The red carpet as a statement

Beyoncé, Grammy Awards, 2007.

Through the mid-2000s, as her solo career accelerated, Beyoncé began to develop the visual language that would define her public presence: maximalist, precise, unapologetically spectacular. Tom Ford. Roberto Cavalli. Custom pieces for major moments. The 2007 Grammys in a gown that stopped conversation. The Met Gala appearances that arrived fully formed, each one a complete visual argument.

What distinguished her approach was the intentionality. Every look was considered. Every choice meant something. Where other artists dressed for approval, Beyoncé dressed for impact, understanding instinctively that at her level of visibility, clothing was not decoration but communication.

By the time the houses changed their minds, Beyoncé had already changed the calculation.

Lemonade and the visual album

Beyoncé, Lemonade, 2016. Yellow dress, Hold Up.

2016 changed everything. Lemonade was not just an album: it was a complete visual world, and the fashion was inseparable from the statement. The yellow Roberto Cavalli dress in Hold Up, worn while smashing car windows, became one of the most referenced images of the decade. The black beret and Black Panther formation of the Super Bowl performance. The white gown at the end. Each look carried the weight of what the music was saying, and the music was saying a great deal.

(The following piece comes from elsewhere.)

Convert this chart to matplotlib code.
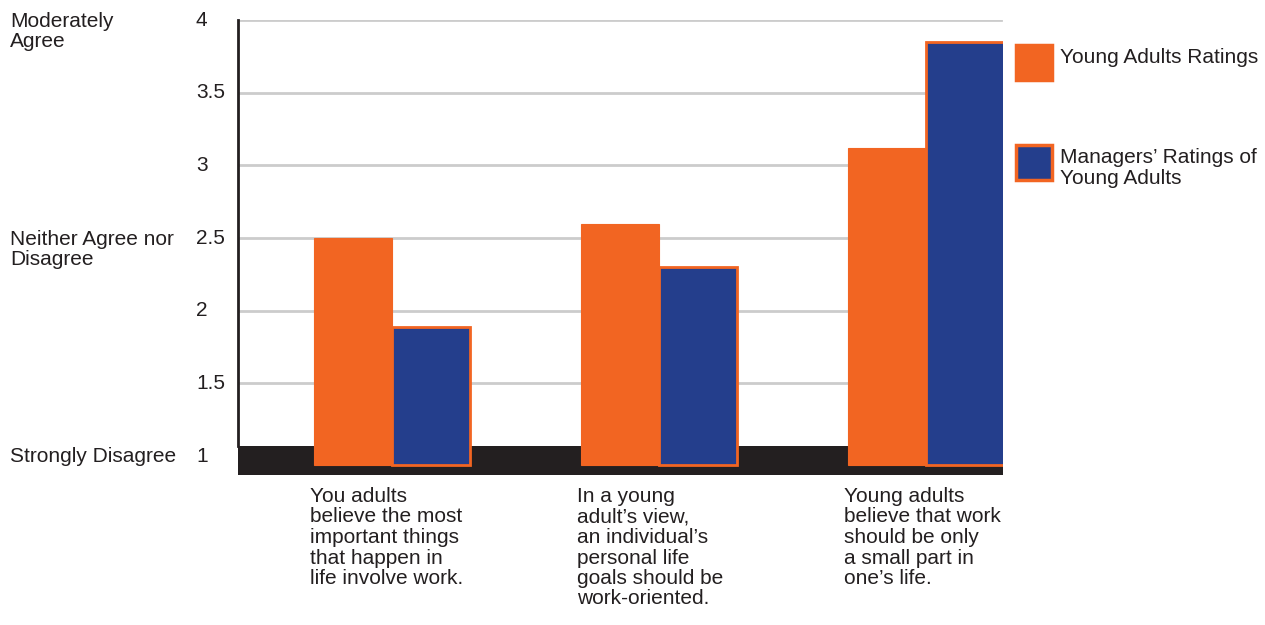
import numpy as np
import matplotlib.pyplot as plt
from matplotlib.patches import Rectangle
from matplotlib.transforms import blended_transform_factory

plt.rcParams["font.family"] = ["Liberation Sans", "DejaVu Sans"]

statements = [
    "You adults\nbelieve the most\nimportant things\nthat happen in\nlife involve work.",
    "In a young\nadult\u2019s view,\nan individual\u2019s\npersonal life\ngoals should be\nwork-oriented.",
    "Young adults\nbelieve that work\nshould be only\na small part in\none\u2019s life.",
]
young_adults = [2.5, 2.6, 3.12]
managers = [1.89, 2.3, 3.85]
yticks = [1, 1.5, 2, 2.5, 3, 3.5, 4]
scale_labels = {4: "Moderately\nAgree", 2.5: "Neither Agree nor\nDisagree", 1: "Strongly Disagree"}
series_names = ["Young Adults Ratings", "Managers\u2019 Ratings of\nYoung Adults"]

ORANGE = "#f26522"
BLUE = "#243e8c"
BAND = "#231f20"
FS = 15
LS = 1.1

W, H = 1265, 625
fig = plt.figure(figsize=(W / 100, H / 100), dpi=100)
ax = fig.add_axes([238 / W, 1 - 475 / H, (1003 - 238) / W, (475 - 20) / H])

ymin, ymax = 0.87, 4.0
bar_base = 0.94
w = 0.292
x = np.arange(len(statements))

ax.set_xlim(-0.577, 2.288)
ax.set_ylim(ymin, ymax)

# gridlines, dark floor band under the scale
for t in yticks[1:]:
    ax.axhline(t, xmin=0, xmax=0.997, color="#cccccc", lw=2, zorder=0)
ax.add_patch(Rectangle((-0.577, ymin), 2.865, 1.07 - ymin, color=BAND, zorder=1, lw=0))

ax.bar(x - w / 2, np.array(young_adults) - bar_base, w, bottom=bar_base,
       color=ORANGE, edgecolor=ORANGE, lw=0.8, zorder=2)
ax.bar(x + w / 2, np.array(managers) - bar_base, w, bottom=bar_base,
       color=BLUE, edgecolor=ORANGE, lw=2, zorder=2)

for s in ["top", "right", "bottom"]:
    ax.spines[s].set_visible(False)
ax.spines["left"].set_linewidth(2)
ax.spines["left"].set_color(BAND)
ax.spines["left"].set_bounds(1.07, ymax)
ax.set_xticks([])
ax.set_yticks([])

# numeric scale and its verbal anchors
ytr = blended_transform_factory(fig.transFigure, ax.transData)
for t in yticks:
    ax.text(196 / W, t, f"{t:g}", transform=ytr,
            ha="left", va="center", fontsize=FS, color=BAND)
for t, lab in scale_labels.items():
    yy = 3.92 if t == 4 else (2.42 if t == 2.5 else t)
    ax.text(10 / W, yy, lab, transform=ytr, ha="left", va="center",
            fontsize=FS, color=BAND, linespacing=LS)

# statement labels under each pair of bars
xtr = blended_transform_factory(ax.transData, fig.transFigure)
for i, s in enumerate(statements):
    ax.text(i - w - 0.015, 1 - 487 / H, s, transform=xtr, ha="left", va="top",
            fontsize=FS, color=BAND, linespacing=LS)

# legend swatches
swatches = [(45, ORANGE, ORANGE), (145, BLUE, ORANGE)]
for (top, fc, ec), name in zip(swatches, series_names):
    fig.patches.append(Rectangle((1016 / W, 1 - (top + 35) / H), 36 / W, 35 / H,
                                 transform=fig.transFigure, fc=fc, ec=ec, lw=2.5))
    fig.text(1060 / W, 1 - (top + 3) / H, name, ha="left", va="top",
             fontsize=FS, color=BAND, linespacing=LS)

fig.savefig("out.png", dpi=100)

Fashion paid attention in a way it hadn't before. Not because Beyoncé had changed, but because she had made it impossible to look away. The year after Lemonade, the houses that had once been closed were competing for her presence.

Ivy Park and the ownership question

Ivy Park × Adidas campaign, 2020. Icy Park drop.

The Adidas partnership that produced the Ivy Park collaborations between 2020 and 2023 was different from a celebrity endorsement in one essential way: Beyoncé owned Ivy Park. She was not the face of someone else's brand. She was the brand, with Adidas providing the manufacturing and distribution infrastructure. The distinction mattered enormously, both commercially and culturally.

The drops reflected her complete creative control. Inclusive sizing from the beginning, up to 4X, at a time when most sportswear brands still treated anything above a large as an afterthought. Campaign films that were fully produced visual works. Celebrity seedings that generated cultural moments before a single piece went on sale. Each drop had its own world: Icy Park's ski lodge, Halls of Ivy's preppy academia, Ivy Heart's Valentine romance.

The partnership ended in 2023, but the pieces remain some of the most sought-after on the resale market, particularly the earlier drops where the creative vision was sharpest.

Cowboy Carter and Levi's

The Cowboy Carter era brought a different visual language: western Americana, denim, rodeo glamour, the reclamation of a tradition that had not always made space for her. The Levi's collaboration that emerged from this period felt like a natural extension of the album's argument. Denim is American. Country music is American. Beyoncé is American. The pieces connected those threads.

The Renaissance Couture collaboration with Balmain for the Renaissance World Tour arrived at the peak of her visibility: custom pieces for the biggest concert tour of 2023, worn in front of millions of people across multiple continents. By this point the conversation had completely reversed. The question was no longer which houses would dress her. It was which houses she would choose.

What she built

The full arc of Beyoncé's relationship with fashion is a story about patience and power. The years when the doors were closed produced the self-sufficiency that made everything that followed possible. The ownership of Ivy Park, the complete creative control of her visual presentation, the ability to turn a concert tour into a fashion moment: none of that happens without the early years of making it herself.

The pieces available on resale now, the Ivy Park drops, the Levi's collaboration, the Balmain couture, represent different chapters of that story. Each one is worth understanding in context. They didn't appear from nowhere.

She was not the face of someone else's brand. She was the brand.